Eleanor, upon FDR's death, went to work as a volunteer at the United Nations. An exceptional woman with instincts for fairness and decency, Eleanor knew how to make something happen. She could have chosen many ways to help humanity like most of the first ladies do. But Eleanor chose human rights. She chose standards by which all the people of the earth could live together. As did FDR, she believed the poor were as good as the rich, maybe better.

FDR in some sense was stuck with a depression and a war, neither of which he would have chosen. He made friends with Stalin, whose soldiers killed two out of three Nazi soldiers in the entire war. Eleanor in some sense was asking herself "what do we do now that the war is over?" Her answer was quick and decisive, and it is called the Universal Declaration of Human Rights (UDHR). The UDHR is the spine, the head, the arms, the feet and the torso of the modern day human rights movement.

In order to pass the document by the United Nations, Eleanor solicited the help of the Russians. Thusly, the UDHR has both left and right political agendas in the document. Her political skill along with her husband's relationship with Stalin helped her obtain the votes needed to pass the UDHR at a United Nations meeting in Paris in 1948. UDHR is a landmark of decency so big and mighty that it enters every national and transnational meeting in the world. It is the handle that clarifies the relationship between people and governments. Billions have benefited from this document and governments keep trying to bury this document for this very reason.

As we approach Human Rights day Dec 10, ask yourself how many have ever read the UDHR? How many even knew that Eleanor, a former First Lady, took the time to put into stone the protections we all need? Why has no First Lady ever adopted this document and made it her project? Why does less than 5% of the world even know of the document? Most lawyers in the United States have never read this. They should take a day off and do nothing but read it.
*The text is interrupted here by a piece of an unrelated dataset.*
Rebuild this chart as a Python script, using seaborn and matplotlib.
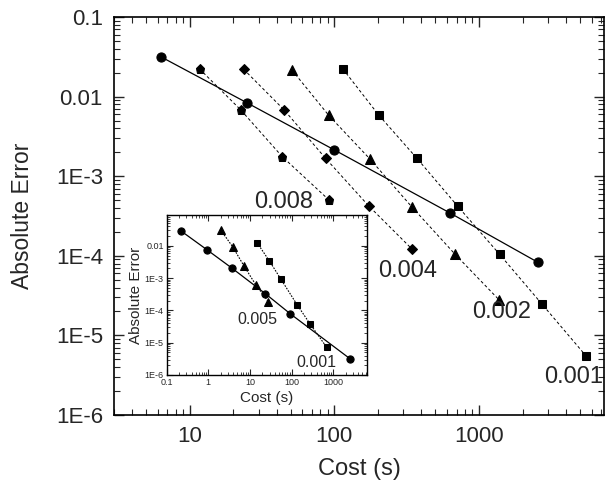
import numpy as np
import pandas as pd
import matplotlib
matplotlib.use("Agg")
import matplotlib.pyplot as plt
import seaborn as sns
from matplotlib.ticker import FuncFormatter, LogLocator, NullFormatter

# ---------------- data (main) ----------------
circ_cost = [6.3, 25.1, 100, 627, 2548]
circ_err = [0.0318, 0.0083, 0.00214, 3.47e-4, 8.3e-5]

p008_cost = [11.7, 22.5, 43.8, 91.6]
p008_err = [0.0223, 0.00684, 0.00175, 5.05e-4]

d004_cost = [23.6, 45.0, 86.9, 172.5, 342]
d004_err = [0.0221, 0.0068, 0.00168, 4.25e-4, 1.23e-4]

t002_cost = [51, 91.6, 176, 344, 685, 1375]
t002_err = [0.0215, 0.0058, 0.00165, 4.1e-4, 1.04e-4, 2.8e-5]

s001_cost = [114.5, 202, 372, 712, 1390, 2730, 5500]
s001_err = [0.0223, 0.00591, 0.00168, 4.2e-4, 1.04e-4, 2.46e-5, 5.5e-6]

# ---------------- data (inset) ----------------
in_circ_cost = [0.22, 0.92, 3.73, 23.4, 94, 2520]
in_circ_err = [0.0292, 0.00767, 0.00203, 3.32e-4, 7.8e-5, 3.2e-6]

in_t005_cost = [1.99, 3.86, 7.2, 14, 28]
in_t005_err = [0.031, 0.0094, 0.0024, 6.1e-4, 1.85e-4]

in_s001_cost = [14.8, 29, 55, 136, 279, 698]
in_s001_err = [0.0126, 0.0035, 9.5e-4, 1.5e-4, 3.8e-5, 7.2e-6]

main_labels = ["0.008", "0.004", "0.002", "0.001"]
inset_labels = ["0.005", "0.001"]
y_tick_vals = [1e-6, 1e-5, 1e-4, 1e-3, 1e-2, 1e-1]
y_tick_text = ["1E-6", "1E-5", "1E-4", "1E-3", "0.01", "0.1"]

sns.set_theme(style="ticks")
plt.rcParams['font.family'] = ['Liberation Sans', 'DejaVu Sans']

fig = plt.figure(figsize=(6.07, 4.87), dpi=100)
ax = fig.add_axes([0.1878, 0.1478, 0.8072, 0.8172])


def ylab(v, pos):
    for tv, tt in zip(y_tick_vals, y_tick_text):
        if abs(np.log10(v) - np.log10(tv)) < 1e-6:
            return tt
    return ""


def xlab(v, pos):
    if v >= 1:
        return "%d" % round(v)
    return "%g" % v


def draw(axis, x, y, marker, ls, ms, lw, dashes=None):
    df = pd.DataFrame({"x": x, "y": y})
    kw = dict(color="black", marker=marker, markersize=ms, linewidth=lw,
              markeredgecolor="black", markerfacecolor="black", sort=False,
              estimator=None, ax=axis, legend=False)
    if ls == "-":
        sns.lineplot(data=df, x="x", y="y", linestyle="-", **kw)
    else:
        sns.lineplot(data=df, x="x", y="y", dashes=False, **kw)
        axis.lines[-1].set_dashes(dashes)


ax.set_xscale("log")
ax.set_yscale("log")

draw(ax, circ_cost, circ_err, "o", "-", 6.6, 0.9)
draw(ax, p008_cost, p008_err, "p", "--", 6.8, 0.7, (3, 2.5))
draw(ax, d004_cost, d004_err, "D", "--", 5.6, 0.7, (3, 2.5))
draw(ax, t002_cost, t002_err, "^", "--", 7.0, 0.7, (3, 2.5))
draw(ax, s001_cost, s001_err, "s", "--", 5.8, 0.7, (3, 2.5))

ax.set_xlim(3.0, 7300)
ax.set_ylim(1e-6, 0.1)
ax.set_xlabel("Cost (s)", fontsize=17, labelpad=8)
ax.set_ylabel("Absolute Error", fontsize=16.5, labelpad=16)
ax.yaxis.set_major_locator(LogLocator(base=10, numticks=10))
ax.yaxis.set_major_formatter(FuncFormatter(ylab))
ax.yaxis.set_minor_formatter(NullFormatter())
ax.xaxis.set_major_locator(LogLocator(base=10, numticks=10))
ax.xaxis.set_major_formatter(FuncFormatter(xlab))
ax.xaxis.set_minor_formatter(NullFormatter())
ax.tick_params(which="major", direction="in", length=7, width=1.0, labelsize=16,
               top=True, right=True, pad=8)
ax.tick_params(which="minor", direction="in", length=4, width=0.8, top=True, right=True)
for s in ax.spines.values():
    s.set_linewidth(1.2)
    s.set_color("black")

ax.text(71, 4.8e-4, main_labels[0], fontsize=17, ha="right", va="center")
ax.text(323, 6.4e-5, main_labels[1], fontsize=17, ha="center", va="center")
ax.text(1443, 1.95e-5, main_labels[2], fontsize=17, ha="center", va="center")
ax.text(7150, 3.0e-6, main_labels[3], fontsize=17, ha="right", va="center")

# ---------------- inset ----------------
ins = fig.add_axes([0.2743, 0.2300, 0.3295, 0.3285])
ins.set_xscale("log")
ins.set_yscale("log")
draw(ins, in_circ_cost, in_circ_err, "o", "-", 5.2, 0.9)
draw(ins, in_t005_cost, in_t005_err, "^", ":", 5.6, 0.8, (1.5, 1.2))
draw(ins, in_s001_cost, in_s001_err, "s", ":", 4.6, 0.8, (1.5, 1.2))
ins.set_xlim(0.1, 6300)
ins.set_ylim(1e-6, 0.09)
ins.set_xlabel("Cost (s)", fontsize=11, labelpad=3)
ins.set_ylabel("Absolute Error", fontsize=11, labelpad=1)
ins.yaxis.set_major_locator(LogLocator(base=10, numticks=10))
ins.yaxis.set_major_formatter(FuncFormatter(ylab))
ins.yaxis.set_minor_formatter(NullFormatter())
ins.xaxis.set_major_locator(LogLocator(base=10, numticks=10))
ins.xaxis.set_major_formatter(FuncFormatter(xlab))
ins.xaxis.set_minor_formatter(NullFormatter())
ins.tick_params(which="major", direction="in", length=4, width=0.8, labelsize=6.5,
                top=True, right=True, pad=2)
ins.tick_params(which="minor", direction="in", length=2, width=0.6, top=True, right=True)
for s in ins.spines.values():
    s.set_linewidth(1.0)
    s.set_color("black")
ins.text(15.2, 5.3e-5, inset_labels[0], fontsize=11.5, ha="center", va="center")
ins.text(402, 2.4e-6, inset_labels[1], fontsize=11.5, ha="center", va="center")

fig.savefig("out.png", dpi=100)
FDR dealt with the past and present. Eleanor added the future. To me, that statue is a kind and thoughtful gesture, but it just falls short of the magnitude of her contribution to our civilization as wall as our nation.

On the 49th anniversary of the UDHR, some of the best musicians in the world took a six week tour of the world in support of the UDHR. It was called the Human Rights Now tour. Supported by Reebok, the tour covered all five continents. We sold out every seat. In Toronto, I met John Humphreys, who actually did the work with Eleanor within the United Nations structure. I asked him if the HRN Tour was appropriate, or did it trivialize human rights? His answer was swift and upset, "The tour is far more than appropriate," he said, "it is the greatest thing to ever happen to the UDHR." Sadly, the brief moments of light from the tour was cut short by the fires that consumed the twin towers on 9/11.

It is time to bring the Universal Declaration of Human Rights back into the American narrative. As we work our way into the future with the massive changes of Chinese power and many second line nations calling for more authority, there need to be standards set so we all know what they are, together as a world of nations and people. It is time to dust off this document. It is time to get it into schools. It should be part of the agenda of every law school. As an honor and respect to Eleanor and Franklin, we Americans need to print the UDHR in our American passports.

Finally, take the present stature of Eleanor and place it next to her husband at the entrance to the monument. Then have her holding the UDHR as she looks out onto the Potomac. Then, a woman will be respected for her choice in marriage and her choice in what she did as a widow.